La crisis europea se ha convertido en el primer plato del menú informativo. Europa se ha visto acorralada por una serie de problemas mal gestionados que vienen de atrás y que se van contagiando de unos ámbitos a otros. El principal, claro está, es el económico.
La Unión Europea ya surgió con esa vocación, emplear la economía como cinta de unión de intereses entre países, de manera que ésta rigiese las relaciones entre ellos y sirviese de elemento para acabar con los conflictos. Pero el mercado es traicionero, y más si se olvidan otros sectores. Desde entonces a esta parte, Europa ha ido creciendo y olvidando aquello a lo que había dado prioridad y que, ahora, empieza a desbancarla. La economía, como bien sabemos, tiene ciclos, tres en concreto, y nos encontramos en un estancamiento que huele a recesión.
La Europa como comunidad se construyó y se ha ido edificando en base a crear una economía global, dejando un tanto de lado la política global. Al contrario, nos encontramos con una política que se hace desde un punto de vista local y con unos mercados que son, esencialmente, regionales. Las crisis en los distintos ámbitos van mordiéndose la cola unas a otras: la economía se cae, las medidas de austeridad levantan el malestar de la ciudadanía y afloran las revueltas, como se ha podido ver en diferentes casos, los más recientes son Italia y Grecia. Es entonces cuando la confianza y legitimidad otorgada a los políticos, siempre desde un prisma local, comienza a naufragar. No hay dinero, no hay trabajo, la culpa es de aquél que “manda”.
Sin embargo, resulta que aquél que “manda” en cada Estado no es el que ha impuesto esas medidas restrictivas, ni el responsable de los recortes que, lo único que pretenden, es hacer reflotar. Hay que recordar que, aunque vivamos cada uno en nuestra casa, tenemos un interés económico común que acordamos años atrás. El problema de esto es que las alianzas están muy bien cuando se trata de épocas de bonanza, pero si el vecino se viene abajo que se las apañe él mismo. Este es el caso de la ciudadanía en los países acreedores de la Unión Europea (Alemania, Austria, Eslovaquia, Finlandia y Países Bajos), que no apoyan que sus gobiernos creen planes para salvar a los países que padecen la crisis, a estas alturas, en todas sus vertientes. Y al mismo tiempo, están los ciudadanos de estos países, que pierden sus trabajos y ponen mala cara ante la ejecución por parte de sus administraciones de las normas que vienen de fuera.
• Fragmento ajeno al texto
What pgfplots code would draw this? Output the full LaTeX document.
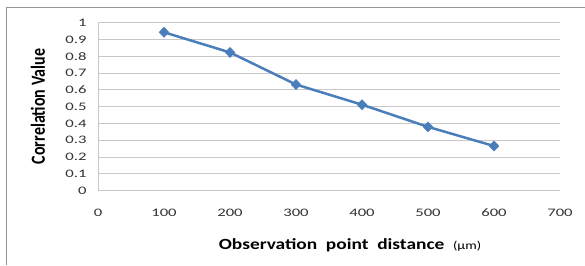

Parafraseando la letra de Joan Manuel Serrat, “corren buenos tiempos para esos caballeros, locos por salvarnos la vida a costa de cortarnos el cuello”.
En esta tesitura, los Gobiernos no saben cómo actuar: hacer caso al pueblo y, por ende, respetar la democracia que les ha otorgado a los ciudadanos poder de decisión; o, salvar su economía aplicando las medidas exteriores y salvar, así, la democracia europea. Lo que está claro es que no se puede hablar de unión por el simple hecho de tener y construir intereses económicos afines. En Europa, la integración económica ha ido delante de la política. Y ahora, tenemos que acudir a la cooperación y a los planes de estabilización para suavizar la caída.
La Eurozona cuenta con 17 gobiernos, pero ninguno de ellos es el Gobierno de Europa, y ninguno está dispuesto a asumir la responsabilidad, menos aún cuando se trata de lidiar con un conjunto de estados que, más que de bienestar, se definen por el malestar.